Dr Pauly will deliver good news and bad on Thursday when he gives a TEDx talk in Sydney and, hours later, an oration to the Australian Marine Conservation Society, to be introduced by its patron, novelist Tim Winton.
For decades, nations have reported their catch to the United Nations’ Food and Agriculture Organisation based on the fish landed by their commercial fisheries. However, this omits recreational and indigenous fishing and the massive bycatch of commercial fishing that is thrown back into the ocean – most of it dead.
For Australia, Dr Pauly and his researchers in Vancouver have found, the 8.1 million tonnes reported between 1950 and 2010 almost doubles to 15 million tonnes when they take into account 2.2 million tonnes for recreational fishing, 98,000 tonnes for Indigenous fishing and more than 4 million tonnes of discards.
The discard rate for prawn trawlers has been as high as 88 per cent, but improved fishing methods have cut the overall bycatch waste by an estimated 90 per cent over the past 20 years.
Australia’s exemplary footprint is demonstrated on a colour-coded world map.
However, Dr Pauly warned: “There is a tremendous pressure knocking at the door, saying, ‘Hey, your resources are not kaput. Let us in to exploit them.’
“The alarm bell for Australia – and it is a truly alarming bell – was in letting one big trawler, and perhaps more later, into the country.”
The 95-metre trawler he refers to, the Dutch-owned Geelong Star, caught four dolphins and two seals in its net on its first outing in Australia last month.
The factory-freezer vessel was forced to suspend fishing this month when it killed another four dolphins and two seals, which Environment Minister Greg Hunt called “unacceptable and outrageous”.
In 2012, the then federal Labor government banned the super trawler FV Margiris and any fishing vessel over 130 metres.
However, Dr Pauly said the Geelong Star was capable of similar damage.
“They are both monsters,” he said. “They can catch as much as 150 of your local boats in one go.”
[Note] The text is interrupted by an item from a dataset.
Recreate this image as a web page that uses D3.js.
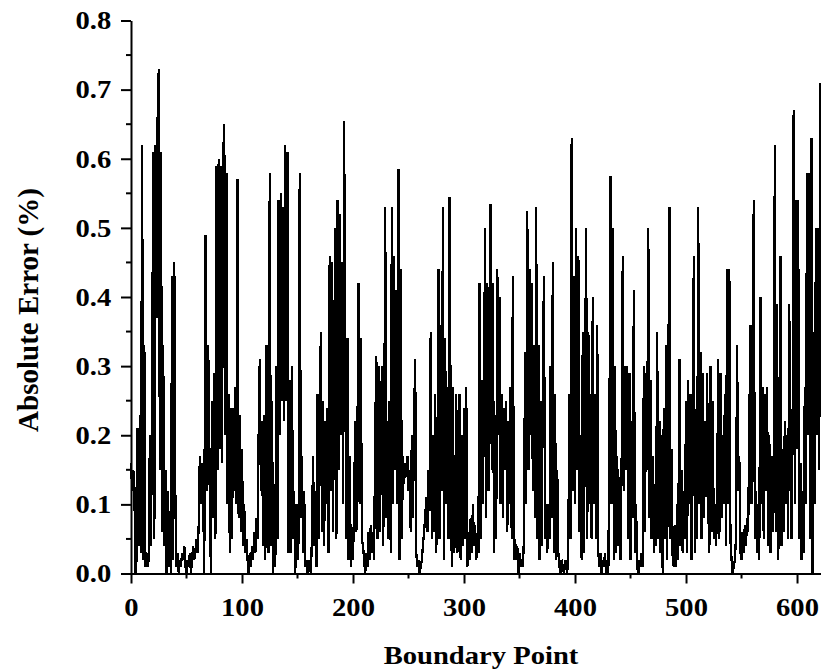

Dr Pauly said Australia had the option not to repeat the mistakes of countries such as New Zealand, where foreign trawlers had contributed to a big ecological footprint (40.1 million tonnes compared with Australia’s 15 million tonnes between 1950 and 2010).
He was worried about the Abbott government’s decision to review the vast federal marine parks announced by Labor in 2012 and to lift restrictions on fishing in the reserves.
The co-chairman of the review, Colin Buxton, adjunct professor of the Institute for Marine and Antarctic Studies at the University of Tasmania, has argued that the parks would only serve to eliminate the sustainable use of ocean resources for a nation that imports 70 per cent of its seafood.
Dr Pauly argued: “Marine parks are part of the reason you are not in a mess. The notion that we’re going to fish everywhere is absurd. We would not have a bit of forest if we could grow things everywhere.”
To rebuild their fisheries, Europe and North America would have to ban fishing of certain stocks.
“You don’t have that situation in Australia.”
Like the fraudulent Ponzi investment schemes, global fishing industries used profits from unsustainable fishing to take evermore fish, said Dr Pauly, who is also principal investigator of the Sea Around Us Project, funded by the Pew Charitable Trusts.
“The Ponzi nature of the thing is to expand and expand and expand . . . until it crashes. If you can draw on other people’s capital into your scheme, you can continue for a long time, so long as you find fools.”
While consumers could not change the world by their choice of fish at a restaurant, they could make a difference by joining in the shaming of big fishing companies and importers.
“What works in society is shaming the people who do bad things. It cannot be guilt-driven. It has to be shame-driven.”